About platform and springboard divingMarch 18, 2016
Platform and springboard diving are two of the most spectacular and exciting aquatic sports. They involve an immense amount of strength, flexibility and courage.
Both competitive platform and springboard diving involve one or two divers performing spins, twists and somersaults into a pool from a series of heights.
Heights of the boards range from 1m all the way up to 10m.
Not sure how high 10m is? Just imagine two giraffes standing on top of each other… and then diving head first from that height!
Divers need to enter the water as smoothly and cleanly as possible to impress a group of judges who will score the dive – find out more about scoring here.
The difficulty of a dive can vary greatly and depends on a diver’s starting position, body position throughout the dive, and the number and types of rotations or twists performed during the dive.
More about platform and springboard diving
What the difference between platform and springboard diving?
All competitive springboard diving is from flexible ‘bouncy’ boards set at 1m and 3m above the surface of the water. Platform diving is from static platforms set at 5m, 7.5m, and 10m.
However, you won’t see Tom Daley diving from the 5m or 7.5m – all major competitions (such as the Olympic Games and World Championships) use the 10m platform only.
The techniques required for platform and springboard diving are quite different.
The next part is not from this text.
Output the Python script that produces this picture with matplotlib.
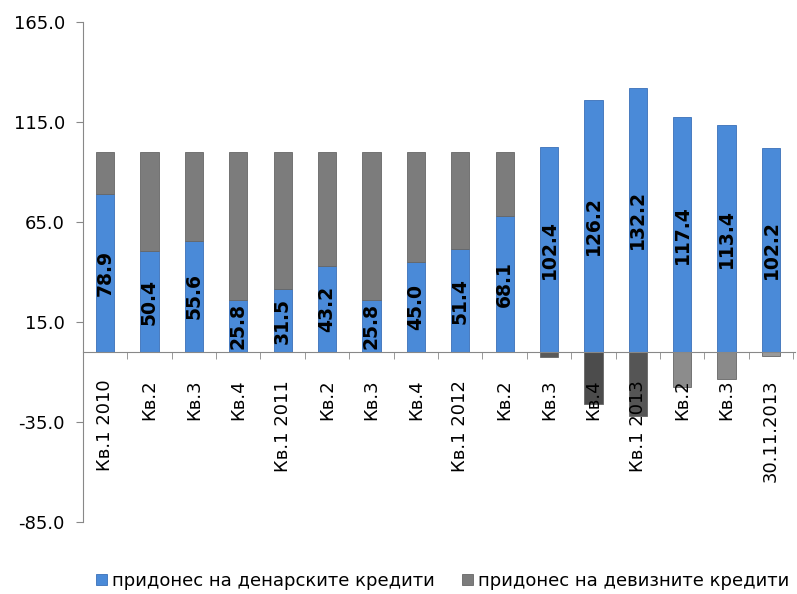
import numpy as np
import matplotlib.pyplot as plt

# quarters and contributions (percentage points)
labels = ['Кв.1 2010', 'Кв.2', 'Кв.3', 'Кв.4', 'Кв.1 2011', 'Кв.2', 'Кв.3', 'Кв.4',
          'Кв.1 2012', 'Кв.2', 'Кв.3', 'Кв.4', 'Кв.1 2013', 'Кв.2', 'Кв.3', '30.11.2013']
denar = [78.9, 50.4, 55.6, 25.8, 31.5, 43.2, 25.8, 45.0,
         51.4, 68.1, 102.4, 126.2, 132.2, 117.4, 113.4, 102.2]
foreign = [21.1, 49.6, 44.4, 74.2, 68.5, 56.8, 74.2, 55.0,
           48.6, 31.9, -2.4, -26.2, -32.2, -17.4, -13.4, -2.2]

blue = '#4a8ad8'
grays = ['#7c7c7c'] * 10 + ['#5a5a5a', '#4c4c4c', '#555555', '#8c8c8c', '#8a8a8a', '#9a9a9a']

fig = plt.figure(figsize=(7.97, 5.94), dpi=100)
ax = fig.add_axes([0.104, 0.121, 0.894, 0.842])

x = np.arange(len(labels))
w = 0.41
ax.bar(x, denar, w, color=blue, edgecolor='#3a70b8', linewidth=0.6, zorder=3,
       label='придонес на денарските кредити')
# foreign part stacks on top when positive, goes below zero when negative
bottoms = [d if f > 0 else 0 for d, f in zip(denar, foreign)]
ax.bar(x, foreign, w, bottom=bottoms, color=grays, edgecolor='#666666', linewidth=0.6,
       zorder=3, label='придонес на девизните кредити')

for xi, d in zip(x, denar):
    ax.text(xi, d / 2, f'{d:.1f}', rotation=90, ha='center', va='center',
            fontsize=13.5, fontweight='bold', color='black', zorder=6)

ax.set_ylim(-85, 165)
ax.set_yticks(np.arange(-85, 166, 50))
ax.set_yticklabels([f'{v:.1f}' for v in np.arange(-85, 166, 50)], fontsize=13)
ax.set_xlim(-0.5, len(labels) - 0.5 + 0.05)

ax.spines['top'].set_visible(False)
ax.spines['right'].set_visible(False)
ax.spines['bottom'].set_position(('data', 0))
ax.spines['bottom'].set_color('#888888')
ax.spines['left'].set_color('#888888')
ax.spines['bottom'].set_zorder(4)
ax.xaxis.set_zorder(5)

ax.set_xticks(x)
ax.set_xticklabels(labels, rotation=90, fontsize=13, va='top')
ax.tick_params(axis='x', which='major', length=0, pad=20)
ax.set_xticks(np.arange(-0.5, len(labels), 1), minor=True)
ax.tick_params(axis='x', which='minor', length=5, color='#888888', direction='out')
ax.tick_params(axis='y', length=5, color='#888888', pad=8)

ax.legend(loc='lower center', bbox_to_anchor=(0.505, -0.168), ncol=2, frameon=False,
          fontsize=13, handlelength=0.6, handleheight=0.6, handletextpad=0.3,
          columnspacing=1.5)

fig.savefig('out.png', dpi=100)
So the world’s best divers usually compete in either springboard or platform events.
How deep is a diving pool?
The depth of a pool depends on the height of platform and springboard diving boards
- Competition pools are usually 5m deep if there is a 10m platform
- Diving pools are 4m deep if there is a 5m platform or 3m springboard.
These are currently the FINA recommended minimum depths but some are deeper. For example, the diving pit in Sheffield’s Ponds Forge is 5.85m deep.
What is a diving tower?
A tower is a diving platform structure that can hold as many as five levels of board: 1m, 3m, 5m, 7.5m and 10m.
Competitions are only held on the 5m, 7.5m and 10m platforms. The 1m and 3m platforms are used for training and practice.
Fascinating facts about diving
- The fulcrum or ‘wheel’ on a springboard is adjusted to control the amount of spring the diver gets from the board.
- The word ‘rip’ originates from the sound that is made when a diver enters the water without making a splash.
- During practice, a bubble machine produces air bubbles in the water to decrease the surface tension of the water, cushioning impact for the diver when learning new skills.
- The bubbles are also important for divers to gauge how far from the water they are during spins and somersaults.